— What needs to be done —
Print, word for word, every line from the beginning of the listing up to and including the line with "days = list(range(11))". Pictures are to be excluded.

— Raw data —
-----

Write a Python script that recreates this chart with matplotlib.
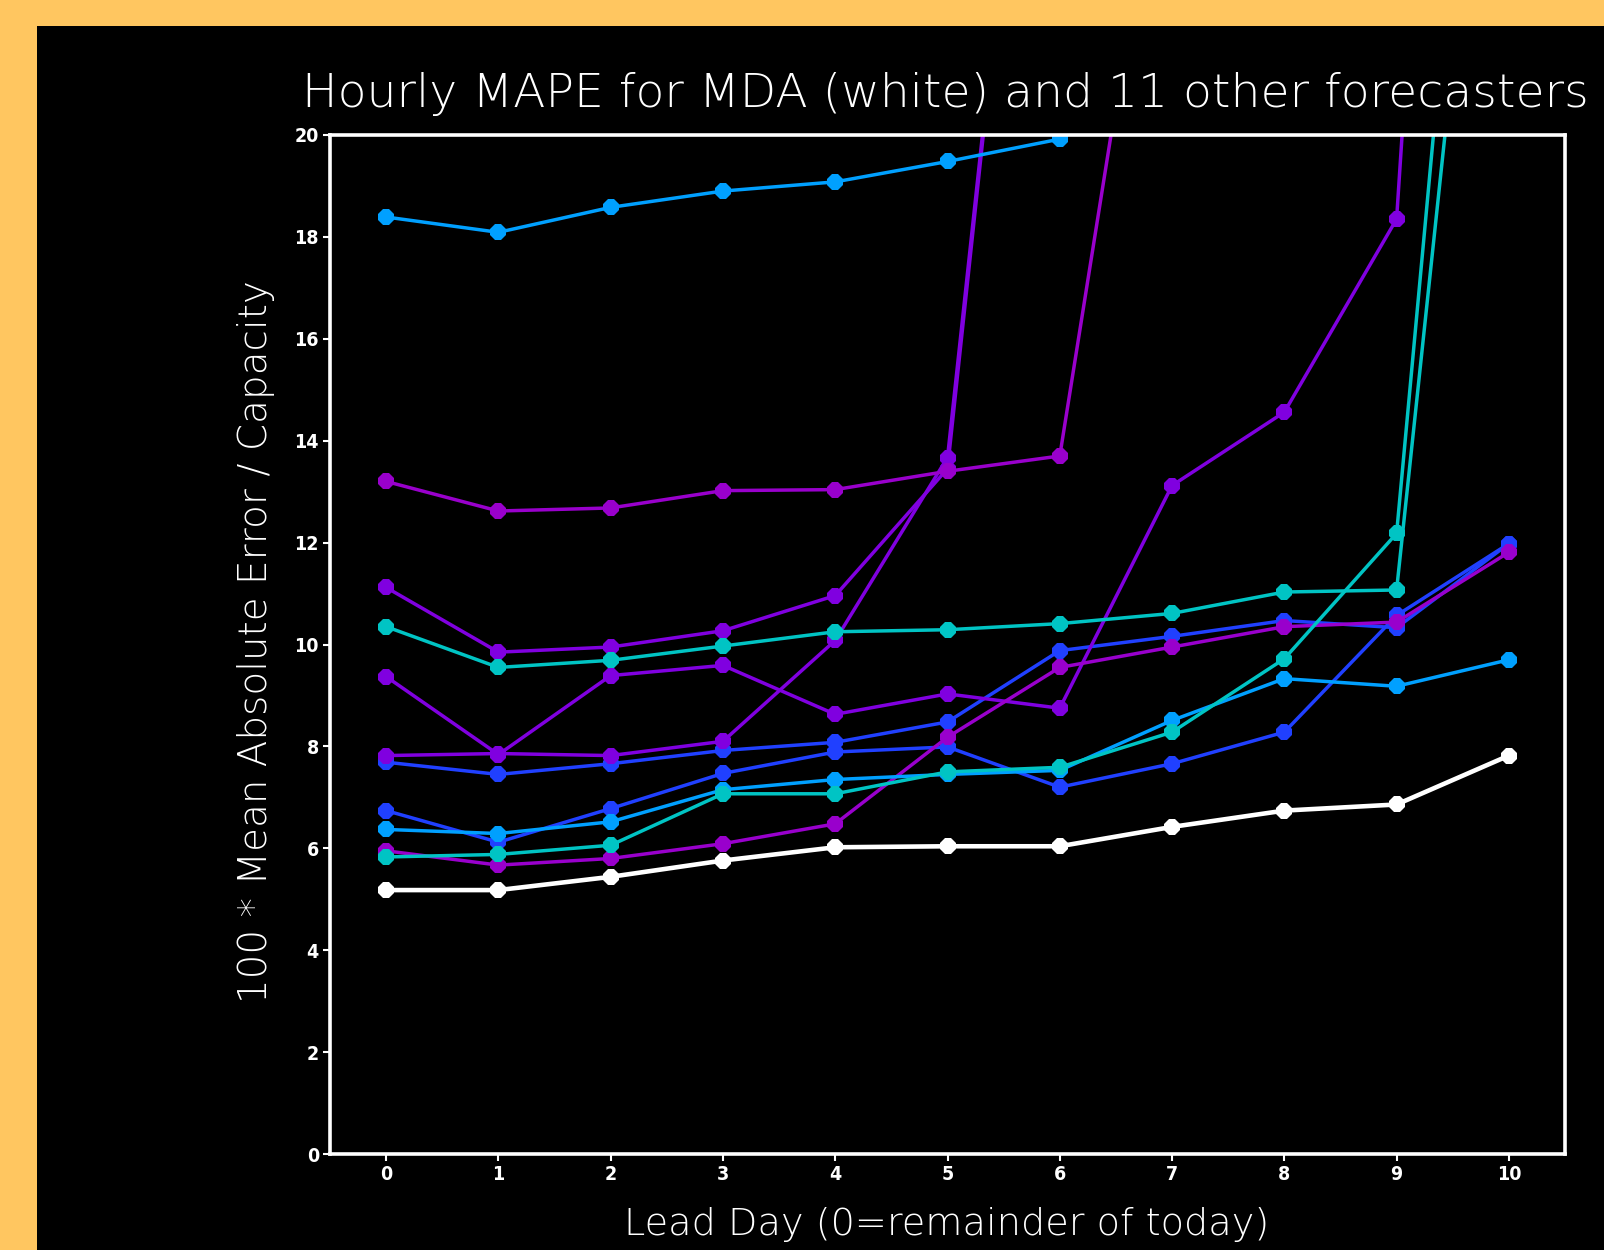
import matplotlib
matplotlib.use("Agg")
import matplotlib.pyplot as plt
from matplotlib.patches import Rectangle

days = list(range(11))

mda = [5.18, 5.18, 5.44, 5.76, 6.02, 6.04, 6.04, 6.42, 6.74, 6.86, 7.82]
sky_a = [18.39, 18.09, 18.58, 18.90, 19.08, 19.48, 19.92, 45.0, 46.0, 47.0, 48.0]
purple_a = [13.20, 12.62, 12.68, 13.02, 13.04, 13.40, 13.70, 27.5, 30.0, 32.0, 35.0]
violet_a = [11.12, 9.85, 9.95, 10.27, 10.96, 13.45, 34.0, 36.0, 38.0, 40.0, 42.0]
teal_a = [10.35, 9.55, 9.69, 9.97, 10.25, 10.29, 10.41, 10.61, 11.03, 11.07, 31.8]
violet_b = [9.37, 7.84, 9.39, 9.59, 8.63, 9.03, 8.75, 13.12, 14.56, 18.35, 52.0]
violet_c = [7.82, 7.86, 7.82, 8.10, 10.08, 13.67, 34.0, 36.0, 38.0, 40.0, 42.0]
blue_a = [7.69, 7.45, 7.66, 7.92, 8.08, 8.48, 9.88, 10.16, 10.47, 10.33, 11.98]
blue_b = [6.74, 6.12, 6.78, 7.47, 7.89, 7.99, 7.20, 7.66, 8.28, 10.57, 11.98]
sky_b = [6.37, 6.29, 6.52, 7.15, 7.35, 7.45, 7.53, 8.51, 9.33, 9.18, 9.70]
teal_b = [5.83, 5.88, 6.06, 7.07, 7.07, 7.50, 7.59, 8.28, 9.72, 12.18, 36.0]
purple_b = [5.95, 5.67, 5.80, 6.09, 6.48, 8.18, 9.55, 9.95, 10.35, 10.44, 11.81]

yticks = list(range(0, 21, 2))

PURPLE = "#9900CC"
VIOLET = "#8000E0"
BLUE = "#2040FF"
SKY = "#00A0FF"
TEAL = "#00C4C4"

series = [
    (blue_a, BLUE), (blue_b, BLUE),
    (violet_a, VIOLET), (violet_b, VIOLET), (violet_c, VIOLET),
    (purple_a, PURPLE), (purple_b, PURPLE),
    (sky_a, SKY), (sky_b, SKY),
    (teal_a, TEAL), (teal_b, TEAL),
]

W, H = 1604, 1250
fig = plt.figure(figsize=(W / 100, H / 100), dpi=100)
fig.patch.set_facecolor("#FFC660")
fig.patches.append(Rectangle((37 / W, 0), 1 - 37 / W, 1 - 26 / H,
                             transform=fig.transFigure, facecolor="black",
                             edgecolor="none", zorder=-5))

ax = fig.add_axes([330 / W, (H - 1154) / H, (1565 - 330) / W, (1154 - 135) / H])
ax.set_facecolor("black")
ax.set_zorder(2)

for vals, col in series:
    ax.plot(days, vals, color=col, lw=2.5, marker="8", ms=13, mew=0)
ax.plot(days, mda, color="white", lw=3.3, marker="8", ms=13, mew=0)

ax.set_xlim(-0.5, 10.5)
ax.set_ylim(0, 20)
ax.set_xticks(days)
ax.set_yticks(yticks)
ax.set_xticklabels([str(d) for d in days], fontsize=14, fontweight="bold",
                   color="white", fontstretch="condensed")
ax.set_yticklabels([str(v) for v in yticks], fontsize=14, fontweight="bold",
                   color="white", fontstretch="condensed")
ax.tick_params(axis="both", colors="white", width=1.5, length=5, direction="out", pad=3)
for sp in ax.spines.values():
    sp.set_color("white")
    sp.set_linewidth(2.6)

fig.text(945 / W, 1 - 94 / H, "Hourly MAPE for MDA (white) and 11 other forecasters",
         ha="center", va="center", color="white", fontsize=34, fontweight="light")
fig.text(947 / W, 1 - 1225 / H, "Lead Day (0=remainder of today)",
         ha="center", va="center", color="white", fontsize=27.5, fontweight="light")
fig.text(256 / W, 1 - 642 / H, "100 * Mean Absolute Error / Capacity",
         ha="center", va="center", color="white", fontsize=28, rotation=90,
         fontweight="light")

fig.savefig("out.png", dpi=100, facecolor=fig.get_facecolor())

-----

— Exercise output —
Write a Python script that recreates this chart with matplotlib.
import matplotlib
matplotlib.use("Agg")
import matplotlib.pyplot as plt
from matplotlib.patches import Rectangle

days = list(range(11))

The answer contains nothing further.